“Vou morrer”, disse Wilson a si mesmo. Uma fria descarga de medo galvanizou-lhe o corpo, e durante um momento choramingou. Imaginou a bala a rasgá-lo, a abrir-lhe a carne das entranhas, e sentiu-se nauseado.
MAILER, Norman, Os Nus e os Mortos, Dom Quixote, Lisboa, 2008, p. 510.
Esta passagem d’os Nus e os Mortos, extraordinário e monumental livro publicado acerca de 60 anos, podia referir-se a qualquer guerra. Mas não podia pertencer a qualquer romance de guerra. Apenas a um como este. Um fresco de violência, perturbador, brutal e agonizante.
O soldado Wilson do romance de Mailler, podia muito bem ter participado nos horrendos acontecimentos de 15 de Março no ano de 1961 em Angola, onde o tormento de alma de alguns levou à carnificina de tantos.
Na Região dos Dembos, onde tudo começou, no distrito angolano do Quanza – Norte, o dia surgiu da noite, claro e luminoso. Nos longes, contudo, surgiam nuvens carregadas que à meia tarde encharcariam os cafezais e as matas espessas, tornando as estradas e picadas num lodaçal intransponível.
Os atacantes perseguiam os brancos de catana em riste. Foram cometidas toda a espécie de atrocidades. Algumas delas, diz-nos António Lopes Pires Nunes[2], urdidas por serventes que eram tratados pelos brancos ou mestiços como elementos da família.
Os acontecimentos de Março ocorreram em várias localidades. Idêntica má sorte à do Quitexe, tiveram-na Nambuango, Quibaco, Zala e Quimbunde. Dias depois alastrada a Vila Viçosa e Vista Alegre. Nestes locais, os corpos de homens, de mulheres e bebés (brancos e negros), foram selvaticamente retalhados à catanada. Mucaba foi um ponto de resistência aos terroristas, mas foi Nambuangongo que se tornou o símbolo da luta anti-terrorista. Felícia Cabrita é outra repórter que trata o assunto[3]. Mas à época foi Horácio Caio que deu a conhecer ao Mundo a barbárie do 15 de Março de 1961[4]. Outros autores, porém, relataram os factos nus e crus[5].
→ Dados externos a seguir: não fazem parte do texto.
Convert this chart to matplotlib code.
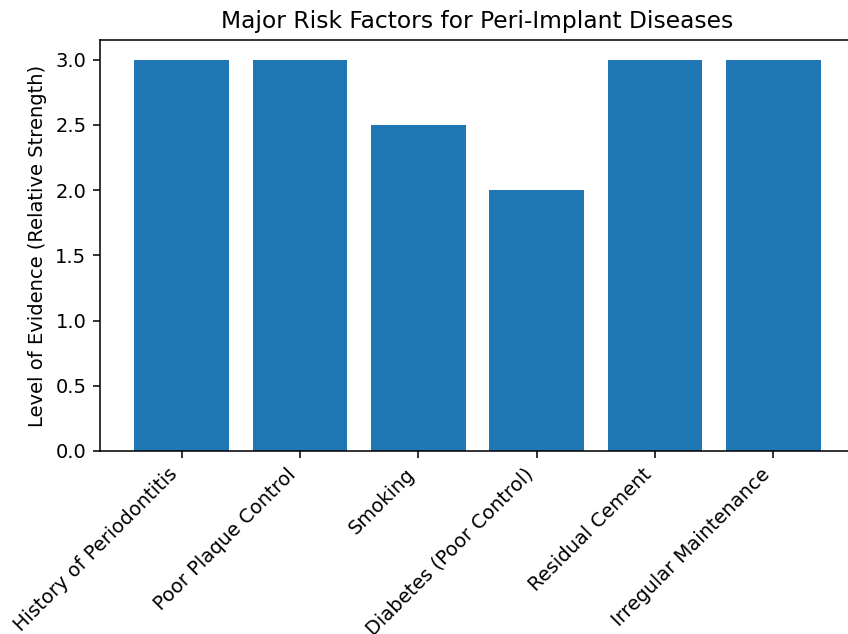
import matplotlib
matplotlib.use("Agg")
import matplotlib.pyplot as plt

factors = ["History of Periodontitis", "Poor Plaque Control", "Smoking",
           "Diabetes (Poor Control)", "Residual Cement", "Irregular Maintenance"]
strength = [3.0, 3.0, 2.5, 2.0, 3.0, 3.0]

W, H = 848, 634
s = 1.4
fig = plt.figure(figsize=(W / 100, H / 100), dpi=100)
ax = fig.add_axes([100 / W, (H - 451) / H, 755 / W, 411 / H])
ax.bar(factors, strength, color="#1f77b4")
ax.set_title("Major Risk Factors for Peri-Implant Diseases", fontsize=12 * s, pad=6 * s)
ax.set_ylabel("Level of Evidence (Relative Strength)", fontsize=10 * s, labelpad=4 * s)
ax.tick_params(labelsize=10 * s, length=3.5 * s, width=0.8 * s, pad=3.5 * s)
for sp in ax.spines.values():
    sp.set_linewidth(0.8 * s)
plt.setp(ax.get_xticklabels(), rotation=45, ha="right")
fig.savefig("out.png", dpi=100)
Os acontecimentos do 15 de Março de 1961 que trouxeram a barbárie às populações angolanas de então, estão hoje a ser evocados pela Liga dos Combatentes, em Lisboa. Às 10h e 30m é celebrada uma missa no Mosteiro dos Jerónimos, às 12h e 30m, sua Ex.ª o Presidente da Republica, Professor Aníbal Cavaco Silva descerrará uma placa evocativa do inicio do conflito em Angola no Monumento aos Combatentes do Ultramar e às 17h e 30m serão proferidas, na Sociedade de Geografia, as palestras do Professor Adriano Moreira e do General Gonçalves Ribeiro que exerceu as funções de Alto-Comissário para os Desalojados oriundos das antigas colónias.
Armando Palavras
[1] Os Anos Da Guerra Colonial, 2011.
[2] Angola 1961 – da Baixa do Cassange a Nambuangongo, Prefácio, 2005.
[3] Massacres em África, Esfera dos Livros, 2007
[4] Angola, os Dias do Desespero, 1961.
[5] Hélio Felgas (Guerra em Angola), Mário de Andrade e Marc Ollivier (A Guerra em Angola). Genocídio Contra Portugal saiu na mesma altura.